Since we only need sensor events that exceed a particular threshold, we set rules under AWS IoT Core to capture those events that could potentially cause increased vibration on the bearings. For example, we just want only those events that exceed a temperature threshold, say anything above 75-degree Fahrenheit along with the timestamp in Amazon DynamoDB. This is beyond the normal operating temperature for the bearings and certainly demands our interest.
So, we set a rule trigger as shown in Figure 8 in the Rule query statement while defining an action under IoT Core. The flow of events from an IoT sensor to Amazon DynamoDB is illustrated in Figure 9.

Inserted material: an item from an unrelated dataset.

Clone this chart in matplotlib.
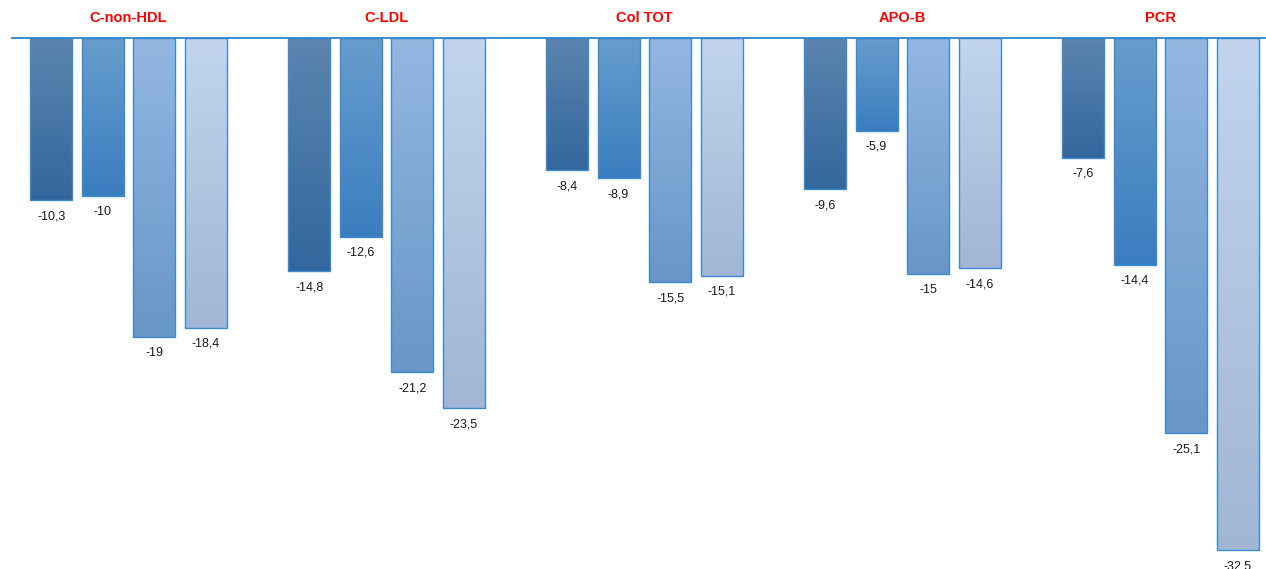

The events are received on a minute basis. So, if there are 3 records inserted in Amazon DynamoDB on a day, it means that there has been a temperature threshold breach for a maximum of 3 minutes.
We set up similar rules and actions to DynamoDB for humidity and compressor lubrication levels.
Factory Data Storage
It is required to factor in both the factory data like machine id, shift number, shop floor and the operator data like the operator name, machine-operator relationships, operator’s shift, etc., for this analysis since we are drilling down to the granular details of which operators where working on the machines which have ABC bearings. Since this data is relational, it is stored in Amazon Aurora. We opt for the serverless option of the Aurora database since the operations team requires a database that is fully managed.
The data of the vendors who supply ABC and XYZ bearings and their contracts are stored in Amazon S3. We also have the operators’ performance scores pre-calculated and stored in Amazon S3.
Querying the Data Lake
Now that we have data ingested and stored in various channels – Amazon S3, AWS IoT Core, Amazon DynamoDB and Amazon Aurora, it is required that we collate this data for further analysis and querying. We use Athena Federated Query under Amazon Athena for querying across these multiple data sources and store the results in Amazon S3 as shown in Figure 10. It is required that we create a workgroup and configure connectors to set up Amazon S3, Amazon DynamoDB and Amazon Aurora as the data sources under Amazon Athena. The detailed steps to create and connect the data sources are provided in the user guide.
We are now interested to gather some insights across the three different data sources. Let us find all those machines and their corresponding operators with performance scores in factory shop floor 1 which have the lubrication levels as demonstrated in Figure 11.
From the output in Table 1, we see that operators on these machines which have the machine temperature levels of above the threshold to be having good scores (above 5, which is the average) based on past performance. Hence, we could conclude for now that they have been operating these machines under the normal expected conditions with the right controls and settings.
We would then want to find all those machines which have ABC Bearings and the vendors who supplied them as demonstrated in Figure 12.
As a next step, we would want to reach out to the vendors, Jane Doe Enterprises and Scott Inc.(see Table 2) to report the issue with ABC Bearings. As a next step, we would want to reach out to the vendors, Jane Doe Enterprises and Scott Inc. (refer to Table 2) to report the issue with ABC Bearings (vendor names used here are all fictitious).
Conclusion
In this blog, we covered a sample use case to demonstrate how the AWS Industrial Data Platform can help gather actionable insights from factory floor data to gain operational efficiencies. We also touched on how the various AWS services can be used to build a scalable data platform for seamless querying and processing of data coming in with various formats.